_Objective:_ Give back every line exactly as it appears, pictures excluded.

_Dataset content:_
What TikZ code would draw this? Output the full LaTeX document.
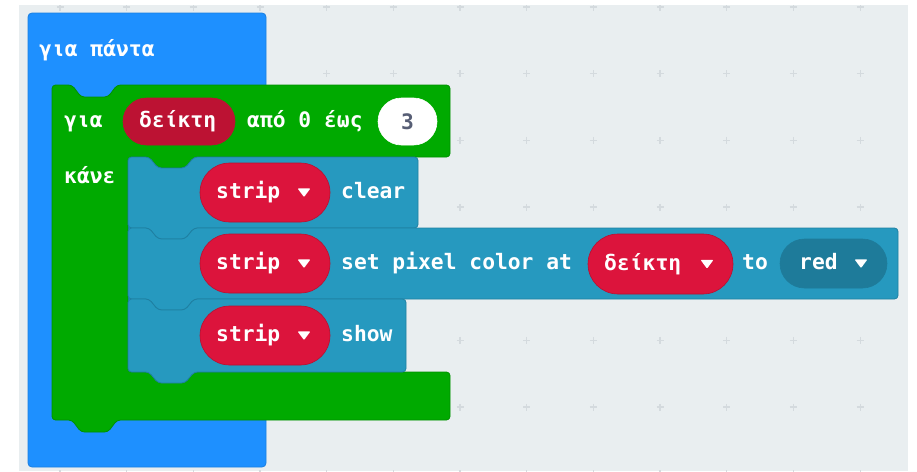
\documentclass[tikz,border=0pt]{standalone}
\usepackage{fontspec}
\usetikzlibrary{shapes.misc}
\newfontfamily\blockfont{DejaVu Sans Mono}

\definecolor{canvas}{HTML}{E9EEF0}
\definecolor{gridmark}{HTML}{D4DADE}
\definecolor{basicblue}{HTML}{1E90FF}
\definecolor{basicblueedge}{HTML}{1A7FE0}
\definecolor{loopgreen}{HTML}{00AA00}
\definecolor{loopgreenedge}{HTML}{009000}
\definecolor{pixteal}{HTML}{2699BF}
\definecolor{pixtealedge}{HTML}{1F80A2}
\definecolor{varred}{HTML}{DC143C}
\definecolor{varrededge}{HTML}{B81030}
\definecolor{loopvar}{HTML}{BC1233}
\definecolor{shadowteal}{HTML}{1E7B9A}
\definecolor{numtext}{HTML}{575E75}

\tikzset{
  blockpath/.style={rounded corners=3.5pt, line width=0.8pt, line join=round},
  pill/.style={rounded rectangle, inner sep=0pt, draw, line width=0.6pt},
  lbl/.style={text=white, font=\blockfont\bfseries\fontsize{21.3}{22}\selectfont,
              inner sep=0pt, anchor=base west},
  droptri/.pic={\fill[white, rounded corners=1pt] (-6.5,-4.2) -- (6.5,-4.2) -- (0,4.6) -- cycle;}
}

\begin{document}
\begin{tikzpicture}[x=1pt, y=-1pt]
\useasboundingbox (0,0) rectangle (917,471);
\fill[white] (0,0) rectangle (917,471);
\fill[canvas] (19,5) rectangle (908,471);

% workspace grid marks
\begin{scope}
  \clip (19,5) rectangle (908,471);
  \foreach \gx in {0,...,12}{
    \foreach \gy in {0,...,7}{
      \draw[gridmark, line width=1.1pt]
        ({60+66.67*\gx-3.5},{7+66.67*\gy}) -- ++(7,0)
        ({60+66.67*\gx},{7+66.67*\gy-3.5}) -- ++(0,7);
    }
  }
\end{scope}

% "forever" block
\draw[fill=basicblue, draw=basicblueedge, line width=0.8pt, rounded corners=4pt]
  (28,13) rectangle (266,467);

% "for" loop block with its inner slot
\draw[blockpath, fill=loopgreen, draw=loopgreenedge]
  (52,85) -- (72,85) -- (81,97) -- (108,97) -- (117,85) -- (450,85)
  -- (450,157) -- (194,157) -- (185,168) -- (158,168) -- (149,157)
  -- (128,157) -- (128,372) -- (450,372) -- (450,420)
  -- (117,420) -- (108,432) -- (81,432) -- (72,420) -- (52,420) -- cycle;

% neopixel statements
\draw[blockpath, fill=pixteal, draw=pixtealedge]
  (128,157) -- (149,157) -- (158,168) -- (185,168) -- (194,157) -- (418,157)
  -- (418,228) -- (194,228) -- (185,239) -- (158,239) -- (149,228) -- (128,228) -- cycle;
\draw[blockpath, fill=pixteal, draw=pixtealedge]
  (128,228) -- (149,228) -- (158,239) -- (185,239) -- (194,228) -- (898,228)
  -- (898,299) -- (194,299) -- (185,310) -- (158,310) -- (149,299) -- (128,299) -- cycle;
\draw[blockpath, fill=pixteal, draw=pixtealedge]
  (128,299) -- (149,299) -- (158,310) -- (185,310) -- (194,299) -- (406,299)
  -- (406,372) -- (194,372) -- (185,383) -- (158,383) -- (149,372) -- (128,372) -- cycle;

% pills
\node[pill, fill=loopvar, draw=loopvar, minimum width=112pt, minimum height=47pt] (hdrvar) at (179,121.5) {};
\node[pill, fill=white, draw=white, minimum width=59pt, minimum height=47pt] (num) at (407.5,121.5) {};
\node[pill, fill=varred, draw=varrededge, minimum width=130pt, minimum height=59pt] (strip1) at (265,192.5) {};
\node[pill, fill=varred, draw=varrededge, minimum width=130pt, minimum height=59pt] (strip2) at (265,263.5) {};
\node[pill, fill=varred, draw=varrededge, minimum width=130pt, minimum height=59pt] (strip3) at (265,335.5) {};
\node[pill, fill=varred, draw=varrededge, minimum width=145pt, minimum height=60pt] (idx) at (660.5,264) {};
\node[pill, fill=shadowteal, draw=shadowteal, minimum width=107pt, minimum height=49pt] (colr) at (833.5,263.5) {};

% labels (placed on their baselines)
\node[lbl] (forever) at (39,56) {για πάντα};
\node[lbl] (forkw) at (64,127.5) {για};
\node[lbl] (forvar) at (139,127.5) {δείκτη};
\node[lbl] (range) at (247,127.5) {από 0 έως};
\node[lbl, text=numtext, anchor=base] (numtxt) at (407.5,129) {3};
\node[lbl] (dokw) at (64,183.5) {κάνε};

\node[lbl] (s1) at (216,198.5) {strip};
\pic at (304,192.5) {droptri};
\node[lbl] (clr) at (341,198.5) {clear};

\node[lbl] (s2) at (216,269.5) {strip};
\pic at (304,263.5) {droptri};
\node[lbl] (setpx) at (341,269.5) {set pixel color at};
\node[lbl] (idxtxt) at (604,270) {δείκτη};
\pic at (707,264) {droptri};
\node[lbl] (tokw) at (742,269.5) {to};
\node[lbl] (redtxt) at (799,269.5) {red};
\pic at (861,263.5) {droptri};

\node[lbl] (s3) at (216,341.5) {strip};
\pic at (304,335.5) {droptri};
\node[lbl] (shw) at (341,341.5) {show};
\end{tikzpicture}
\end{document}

_Expected answer:_
What TikZ code would draw this? Output the full LaTeX document.
\documentclass[tikz,border=0pt]{standalone}
\usepackage{fontspec}
\usetikzlibrary{shapes.misc}
\newfontfamily\blockfont{DejaVu Sans Mono}

\definecolor{canvas}{HTML}{E9EEF0}
\definecolor{gridmark}{HTML}{D4DADE}
\definecolor{basicblue}{HTML}{1E90FF}
\definecolor{basicblueedge}{HTML}{1A7FE0}
\definecolor{loopgreen}{HTML}{00AA00}
\definecolor{loopgreenedge}{HTML}{009000}
\definecolor{pixteal}{HTML}{2699BF}
\definecolor{pixtealedge}{HTML}{1F80A2}
\definecolor{varred}{HTML}{DC143C}
\definecolor{varrededge}{HTML}{B81030}
\definecolor{loopvar}{HTML}{BC1233}
\definecolor{shadowteal}{HTML}{1E7B9A}
\definecolor{numtext}{HTML}{575E75}

\tikzset{
  blockpath/.style={rounded corners=3.5pt, line width=0.8pt, line join=round},
  pill/.style={rounded rectangle, inner sep=0pt, draw, line width=0.6pt},
  lbl/.style={text=white, font=\blockfont\bfseries\fontsize{21.3}{22}\selectfont,
              inner sep=0pt, anchor=base west},
  droptri/.pic={\fill[white, rounded corners=1pt] (-6.5,-4.2) -- (6.5,-4.2) -- (0,4.6) -- cycle;}
}

\begin{document}
\begin{tikzpicture}[x=1pt, y=-1pt]
\useasboundingbox (0,0) rectangle (917,471);
\fill[white] (0,0) rectangle (917,471);
\fill[canvas] (19,5) rectangle (908,471);

% workspace grid marks
\begin{scope}
  \clip (19,5) rectangle (908,471);
  \foreach \gx in {0,...,12}{
    \foreach \gy in {0,...,7}{
      \draw[gridmark, line width=1.1pt]
        ({60+66.67*\gx-3.5},{7+66.67*\gy}) -- ++(7,0)
        ({60+66.67*\gx},{7+66.67*\gy-3.5}) -- ++(0,7);
    }
  }
\end{scope}

% "forever" block
\draw[fill=basicblue, draw=basicblueedge, line width=0.8pt, rounded corners=4pt]
  (28,13) rectangle (266,467);

% "for" loop block with its inner slot
\draw[blockpath, fill=loopgreen, draw=loopgreenedge]
  (52,85) -- (72,85) -- (81,97) -- (108,97) -- (117,85) -- (450,85)
  -- (450,157) -- (194,157) -- (185,168) -- (158,168) -- (149,157)
  -- (128,157) -- (128,372) -- (450,372) -- (450,420)
  -- (117,420) -- (108,432) -- (81,432) -- (72,420) -- (52,420) -- cycle;

% neopixel statements
\draw[blockpath, fill=pixteal, draw=pixtealedge]
  (128,157) -- (149,157) -- (158,168) -- (185,168) -- (194,157) -- (418,157)
  -- (418,228) -- (194,228) -- (185,239) -- (158,239) -- (149,228) -- (128,228) -- cycle;
\draw[blockpath, fill=pixteal, draw=pixtealedge]
  (128,228) -- (149,228) -- (158,239) -- (185,239) -- (194,228) -- (898,228)
  -- (898,299) -- (194,299) -- (185,310) -- (158,310) -- (149,299) -- (128,299) -- cycle;
\draw[blockpath, fill=pixteal, draw=pixtealedge]
  (128,299) -- (149,299) -- (158,310) -- (185,310) -- (194,299) -- (406,299)
  -- (406,372) -- (194,372) -- (185,383) -- (158,383) -- (149,372) -- (128,372) -- cycle;

% pills
\node[pill, fill=loopvar, draw=loopvar, minimum width=112pt, minimum height=47pt] (hdrvar) at (179,121.5) {};
\node[pill, fill=white, draw=white, minimum width=59pt, minimum height=47pt] (num) at (407.5,121.5) {};
\node[pill, fill=varred, draw=varrededge, minimum width=130pt, minimum height=59pt] (strip1) at (265,192.5) {};
\node[pill, fill=varred, draw=varrededge, minimum width=130pt, minimum height=59pt] (strip2) at (265,263.5) {};
\node[pill, fill=varred, draw=varrededge, minimum width=130pt, minimum height=59pt] (strip3) at (265,335.5) {};
\node[pill, fill=varred, draw=varrededge, minimum width=145pt, minimum height=60pt] (idx) at (660.5,264) {};
\node[pill, fill=shadowteal, draw=shadowteal, minimum width=107pt, minimum height=49pt] (colr) at (833.5,263.5) {};

% labels (placed on their baselines)
\node[lbl] (forever) at (39,56) {για πάντα};
\node[lbl] (forkw) at (64,127.5) {για};
\node[lbl] (forvar) at (139,127.5) {δείκτη};
\node[lbl] (range) at (247,127.5) {από 0 έως};
\node[lbl, text=numtext, anchor=base] (numtxt) at (407.5,129) {3};
\node[lbl] (dokw) at (64,183.5) {κάνε};

\node[lbl] (s1) at (216,198.5) {strip};
\pic at (304,192.5) {droptri};
\node[lbl] (clr) at (341,198.5) {clear};

\node[lbl] (s2) at (216,269.5) {strip};
\pic at (304,263.5) {droptri};
\node[lbl] (setpx) at (341,269.5) {set pixel color at};
\node[lbl] (idxtxt) at (604,270) {δείκτη};
\pic at (707,264) {droptri};
\node[lbl] (tokw) at (742,269.5) {to};
\node[lbl] (redtxt) at (799,269.5) {red};
\pic at (861,263.5) {droptri};

\node[lbl] (s3) at (216,341.5) {strip};
\pic at (304,335.5) {droptri};
\node[lbl] (shw) at (341,341.5) {show};
\end{tikzpicture}
\end{document}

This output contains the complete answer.